So, it says on the billboards for Alice, a play currently showing at Sheffield Crucible. The Times, I think it was, claims Alice is as mad as a bag of trifle. This got me thinking about trifle.
It would be mad to put trifle in a bag. Trifle needs to be in a large transparent glass dish, so you can see the layers. There's nothing like pushing a large spoon through the pristine cream surface, down through the layers and into the jelly, so that it makes a sucking noise as the spoon returns to the surface, laden with ... well what?
Two trifles stick in my mind - neither terribly successful. A colleague told me she had never eaten trifle and so I offered to make one for the office Christmas party. I remember we were interviewing for new staff and I nipped out between candidates to add more layers.
You start with sponge (there used to be trifle sponges although I haven't seen them in years) and I usually use some shop bought cake. Swiss roll is good and it can be a bit stale. You add fruit, almost anything, usually tinned, but see below. Then jelly ... I should explain to American readers, there are some linguistic issues here. Apparently, Americans have no word for marmalade and call it jam instead. Consequently, jam is called jelly and so jelly is known as jello. My experience of jello is of dismal crystals in a paper sachet. Proper jelly comes as translucent cubes, dissolved in hot water. If this is to be church trifle, you add sherry. Chapel trifles do not have sherry or the Methodists won't let it on the premises!
Anyway, next there is the custard layer. This can be blancmange, which is really coloured custard and seems to have disappeared from our kitchens. Finally, whipped cream and decorations, eg glace cherries, or angelica (remember that?) or 100s and 1000s or roasted almonds or those edible ball bearings. I like jelly spiders.
The jelly spiders were a problem. The trifle was presented at the party in all its glory. What are those my colleague asked? Ah, they are made of gum which comes from cows and so is jelly. She is Hindu and this is why she had never eaten trifle. (It did get eaten but it's interesting how religion can determine trifle recipes.)

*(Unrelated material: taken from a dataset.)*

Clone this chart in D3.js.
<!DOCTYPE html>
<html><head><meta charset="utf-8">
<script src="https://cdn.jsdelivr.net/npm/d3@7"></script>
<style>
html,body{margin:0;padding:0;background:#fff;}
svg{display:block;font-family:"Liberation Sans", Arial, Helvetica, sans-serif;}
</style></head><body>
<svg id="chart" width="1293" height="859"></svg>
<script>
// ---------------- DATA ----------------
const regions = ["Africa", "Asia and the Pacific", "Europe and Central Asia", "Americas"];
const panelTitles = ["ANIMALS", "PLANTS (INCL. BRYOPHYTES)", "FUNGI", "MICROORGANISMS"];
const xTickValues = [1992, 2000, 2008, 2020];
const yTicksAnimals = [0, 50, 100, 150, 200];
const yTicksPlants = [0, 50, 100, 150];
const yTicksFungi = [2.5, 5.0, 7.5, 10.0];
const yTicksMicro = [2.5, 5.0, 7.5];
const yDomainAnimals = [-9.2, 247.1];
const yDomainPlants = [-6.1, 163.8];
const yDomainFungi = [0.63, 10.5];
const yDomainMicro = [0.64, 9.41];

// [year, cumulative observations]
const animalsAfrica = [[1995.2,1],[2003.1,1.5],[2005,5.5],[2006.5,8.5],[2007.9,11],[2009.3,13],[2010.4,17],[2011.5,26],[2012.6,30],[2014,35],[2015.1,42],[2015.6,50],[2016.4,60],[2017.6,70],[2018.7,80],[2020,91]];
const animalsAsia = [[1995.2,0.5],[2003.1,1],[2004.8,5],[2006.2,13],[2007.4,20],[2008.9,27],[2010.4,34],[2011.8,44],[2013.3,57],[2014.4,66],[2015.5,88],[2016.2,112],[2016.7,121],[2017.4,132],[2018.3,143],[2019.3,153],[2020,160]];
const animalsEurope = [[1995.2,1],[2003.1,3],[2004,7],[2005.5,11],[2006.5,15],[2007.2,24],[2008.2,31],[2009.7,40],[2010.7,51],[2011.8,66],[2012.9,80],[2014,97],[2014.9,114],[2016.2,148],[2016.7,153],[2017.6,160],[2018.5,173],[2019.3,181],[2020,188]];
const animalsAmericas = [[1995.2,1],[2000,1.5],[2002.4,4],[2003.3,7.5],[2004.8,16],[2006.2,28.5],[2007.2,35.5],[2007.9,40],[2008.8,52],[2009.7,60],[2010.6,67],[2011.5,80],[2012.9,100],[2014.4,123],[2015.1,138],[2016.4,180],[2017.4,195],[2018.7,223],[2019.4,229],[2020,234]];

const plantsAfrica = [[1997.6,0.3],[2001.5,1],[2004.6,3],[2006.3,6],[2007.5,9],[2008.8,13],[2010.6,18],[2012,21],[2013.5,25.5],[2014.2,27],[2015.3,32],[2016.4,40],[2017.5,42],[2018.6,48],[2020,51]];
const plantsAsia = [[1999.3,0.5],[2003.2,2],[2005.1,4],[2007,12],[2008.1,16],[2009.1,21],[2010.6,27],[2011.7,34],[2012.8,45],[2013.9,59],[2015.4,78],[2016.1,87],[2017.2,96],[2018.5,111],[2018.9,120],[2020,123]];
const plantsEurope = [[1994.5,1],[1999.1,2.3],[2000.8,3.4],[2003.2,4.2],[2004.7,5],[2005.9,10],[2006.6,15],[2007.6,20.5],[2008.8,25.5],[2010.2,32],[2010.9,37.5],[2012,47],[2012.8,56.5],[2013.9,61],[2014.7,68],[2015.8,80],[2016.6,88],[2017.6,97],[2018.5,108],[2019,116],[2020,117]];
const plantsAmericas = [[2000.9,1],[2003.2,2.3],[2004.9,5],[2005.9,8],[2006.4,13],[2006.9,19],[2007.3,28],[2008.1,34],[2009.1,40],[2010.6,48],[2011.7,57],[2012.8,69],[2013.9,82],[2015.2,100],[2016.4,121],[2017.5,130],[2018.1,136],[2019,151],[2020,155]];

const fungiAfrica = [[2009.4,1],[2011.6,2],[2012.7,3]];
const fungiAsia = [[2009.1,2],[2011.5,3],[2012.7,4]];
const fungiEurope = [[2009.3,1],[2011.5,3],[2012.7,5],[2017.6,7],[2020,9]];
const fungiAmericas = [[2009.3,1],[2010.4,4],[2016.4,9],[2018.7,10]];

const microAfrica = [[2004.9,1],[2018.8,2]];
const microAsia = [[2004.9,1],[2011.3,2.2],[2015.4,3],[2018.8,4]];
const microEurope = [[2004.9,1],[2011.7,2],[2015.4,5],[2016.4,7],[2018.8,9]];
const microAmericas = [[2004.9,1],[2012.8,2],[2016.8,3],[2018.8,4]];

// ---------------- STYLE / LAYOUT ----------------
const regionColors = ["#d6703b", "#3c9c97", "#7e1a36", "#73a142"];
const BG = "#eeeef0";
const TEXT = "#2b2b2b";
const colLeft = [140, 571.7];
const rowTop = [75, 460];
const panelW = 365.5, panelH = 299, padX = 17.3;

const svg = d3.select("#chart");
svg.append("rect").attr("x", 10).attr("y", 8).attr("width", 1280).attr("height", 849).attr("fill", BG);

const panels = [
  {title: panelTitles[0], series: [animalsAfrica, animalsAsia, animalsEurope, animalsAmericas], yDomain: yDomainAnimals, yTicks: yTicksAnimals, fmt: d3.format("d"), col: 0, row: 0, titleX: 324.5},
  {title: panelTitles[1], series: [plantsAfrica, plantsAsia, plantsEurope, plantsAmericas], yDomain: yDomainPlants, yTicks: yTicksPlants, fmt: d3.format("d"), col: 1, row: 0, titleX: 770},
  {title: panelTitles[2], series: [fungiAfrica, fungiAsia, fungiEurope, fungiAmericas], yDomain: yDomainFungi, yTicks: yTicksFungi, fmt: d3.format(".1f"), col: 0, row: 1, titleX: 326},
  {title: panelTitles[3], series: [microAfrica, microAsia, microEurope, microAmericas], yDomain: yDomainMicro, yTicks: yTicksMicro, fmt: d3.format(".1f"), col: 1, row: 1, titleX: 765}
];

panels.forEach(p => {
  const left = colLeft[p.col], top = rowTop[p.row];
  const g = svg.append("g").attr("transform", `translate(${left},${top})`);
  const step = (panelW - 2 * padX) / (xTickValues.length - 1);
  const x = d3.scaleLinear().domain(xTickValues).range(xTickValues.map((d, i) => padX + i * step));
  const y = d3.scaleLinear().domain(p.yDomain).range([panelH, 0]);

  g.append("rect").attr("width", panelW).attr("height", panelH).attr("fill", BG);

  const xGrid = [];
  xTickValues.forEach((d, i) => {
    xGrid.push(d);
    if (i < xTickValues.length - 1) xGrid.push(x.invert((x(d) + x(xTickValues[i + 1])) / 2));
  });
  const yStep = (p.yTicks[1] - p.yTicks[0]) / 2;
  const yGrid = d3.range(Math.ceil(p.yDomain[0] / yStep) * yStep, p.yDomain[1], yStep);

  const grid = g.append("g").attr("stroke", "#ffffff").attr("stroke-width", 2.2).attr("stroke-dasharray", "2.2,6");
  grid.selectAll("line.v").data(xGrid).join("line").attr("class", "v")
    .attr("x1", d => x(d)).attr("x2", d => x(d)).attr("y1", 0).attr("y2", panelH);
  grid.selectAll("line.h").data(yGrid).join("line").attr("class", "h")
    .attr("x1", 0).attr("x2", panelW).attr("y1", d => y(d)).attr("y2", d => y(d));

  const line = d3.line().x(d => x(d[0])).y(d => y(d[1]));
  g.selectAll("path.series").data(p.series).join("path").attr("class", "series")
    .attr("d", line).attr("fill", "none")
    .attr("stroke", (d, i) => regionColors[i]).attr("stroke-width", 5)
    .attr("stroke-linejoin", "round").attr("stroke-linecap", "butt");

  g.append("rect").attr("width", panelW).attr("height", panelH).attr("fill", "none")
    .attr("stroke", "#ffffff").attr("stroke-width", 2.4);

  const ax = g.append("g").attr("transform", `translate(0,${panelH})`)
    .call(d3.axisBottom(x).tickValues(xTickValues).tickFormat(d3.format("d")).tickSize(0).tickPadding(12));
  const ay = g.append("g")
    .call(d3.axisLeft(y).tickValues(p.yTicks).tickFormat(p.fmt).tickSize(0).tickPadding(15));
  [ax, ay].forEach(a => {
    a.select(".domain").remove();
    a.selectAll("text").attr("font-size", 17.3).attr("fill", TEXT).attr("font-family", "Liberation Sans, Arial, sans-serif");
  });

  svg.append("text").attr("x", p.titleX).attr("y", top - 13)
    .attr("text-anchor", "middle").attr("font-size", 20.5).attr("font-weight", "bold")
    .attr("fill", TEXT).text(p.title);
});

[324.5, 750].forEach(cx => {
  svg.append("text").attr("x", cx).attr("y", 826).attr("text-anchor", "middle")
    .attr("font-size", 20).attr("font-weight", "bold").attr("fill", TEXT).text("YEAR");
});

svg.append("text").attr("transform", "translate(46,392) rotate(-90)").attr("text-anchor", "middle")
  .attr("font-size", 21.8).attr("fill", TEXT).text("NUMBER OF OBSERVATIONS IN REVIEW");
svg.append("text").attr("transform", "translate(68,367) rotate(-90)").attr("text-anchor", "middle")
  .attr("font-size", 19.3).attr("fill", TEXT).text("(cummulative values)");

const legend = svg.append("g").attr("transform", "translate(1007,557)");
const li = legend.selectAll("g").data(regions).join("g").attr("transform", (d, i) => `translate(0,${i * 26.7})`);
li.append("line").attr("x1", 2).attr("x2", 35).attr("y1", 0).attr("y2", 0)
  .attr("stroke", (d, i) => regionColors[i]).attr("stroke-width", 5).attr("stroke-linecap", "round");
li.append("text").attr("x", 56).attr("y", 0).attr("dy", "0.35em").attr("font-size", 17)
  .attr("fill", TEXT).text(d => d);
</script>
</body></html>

My next attempt was where I recountered the story of the spiders and was challenged to prepare a trifle for a meal at church. It was a big meal and there would (fortunately as it turned out) be a huge number of trifles prepared. My first big mistake was to add pineapple, then jelly and then when it didn't set, read the packet. Certain fruits, prevent jelly from setting! It was thick liquid but not jelly. Worse the custard didn't set either (can't remember why).

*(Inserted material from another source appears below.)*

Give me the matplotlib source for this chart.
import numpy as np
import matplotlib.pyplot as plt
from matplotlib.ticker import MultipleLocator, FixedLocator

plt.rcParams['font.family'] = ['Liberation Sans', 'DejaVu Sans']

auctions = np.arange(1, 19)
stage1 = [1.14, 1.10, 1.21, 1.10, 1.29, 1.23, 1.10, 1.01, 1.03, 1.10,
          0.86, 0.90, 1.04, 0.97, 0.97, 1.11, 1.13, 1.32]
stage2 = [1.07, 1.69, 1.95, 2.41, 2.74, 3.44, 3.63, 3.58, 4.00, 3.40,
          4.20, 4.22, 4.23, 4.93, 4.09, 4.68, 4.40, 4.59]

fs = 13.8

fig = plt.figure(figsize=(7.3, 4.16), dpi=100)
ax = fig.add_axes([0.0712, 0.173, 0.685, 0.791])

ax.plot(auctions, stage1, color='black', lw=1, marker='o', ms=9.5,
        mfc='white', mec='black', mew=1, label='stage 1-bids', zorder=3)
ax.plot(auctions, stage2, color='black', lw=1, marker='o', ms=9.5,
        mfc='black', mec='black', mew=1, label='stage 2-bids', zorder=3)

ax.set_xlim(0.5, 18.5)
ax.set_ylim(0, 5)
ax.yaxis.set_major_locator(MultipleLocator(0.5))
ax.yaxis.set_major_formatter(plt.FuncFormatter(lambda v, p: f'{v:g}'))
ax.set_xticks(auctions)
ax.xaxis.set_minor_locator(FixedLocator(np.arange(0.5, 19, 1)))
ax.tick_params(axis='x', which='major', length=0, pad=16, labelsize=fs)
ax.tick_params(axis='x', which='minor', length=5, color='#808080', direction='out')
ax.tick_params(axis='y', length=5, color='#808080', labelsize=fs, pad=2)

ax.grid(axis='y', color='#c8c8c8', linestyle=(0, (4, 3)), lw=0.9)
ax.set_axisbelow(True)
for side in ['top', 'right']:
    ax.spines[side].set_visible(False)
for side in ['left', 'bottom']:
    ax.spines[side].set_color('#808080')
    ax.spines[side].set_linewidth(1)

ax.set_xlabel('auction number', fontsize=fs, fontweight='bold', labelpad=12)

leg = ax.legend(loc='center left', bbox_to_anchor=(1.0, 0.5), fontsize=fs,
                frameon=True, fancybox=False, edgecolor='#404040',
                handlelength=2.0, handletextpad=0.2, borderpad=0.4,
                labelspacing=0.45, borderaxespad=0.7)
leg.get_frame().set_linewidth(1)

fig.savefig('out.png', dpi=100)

How to get liquid trifle from home to church by car? I placed the trifle bowl inside a large mixing bowl and placed it on the front seat of the car. Sheffield has a lot of hills and as the car went up and downhill the trifle maintained the same orientation to gravity. The dish and bowl did not. This meant the trifle sloshed over the sides of the dish into the bowl.
Wise counsel held back my trifle until the next day when we could drink it in the privacy of coffee after the service.
I have described the proper trifle (identifiable as such despite my ministrations). It's not a pudding - it is a dessert or sweet (puddings are steamed with suet and served with hot custard). There are claims that proper trifle has no jelly in it - apparently this is true of the earliest versions - but jelly definitely improves it. You start with sharp jelly and fruit and finish with the smooth cream and custard - there's no other way to eat it!
There's also Eton Mess, which is OK (meringue, strawberries and cream - it is of the same ilk but not trifle. Eat it by all means but don't let it trifle with your affections, never forget the real deal.
Apologies for those expecting theology and found a mere trifle of a post.
(I haven't tried the recipes below. They're as close as possible to my idea of a proper trifle. Don't use individual dishes or you won't get the proper sucking noise.)
Tina Anderson commented on Facebook: `i must point out that the crystal version of `jello disolves must faster in boiling water than the rubber cube version....
I replied: Yes but it tastes disgusting and doesn't make a sucking noise.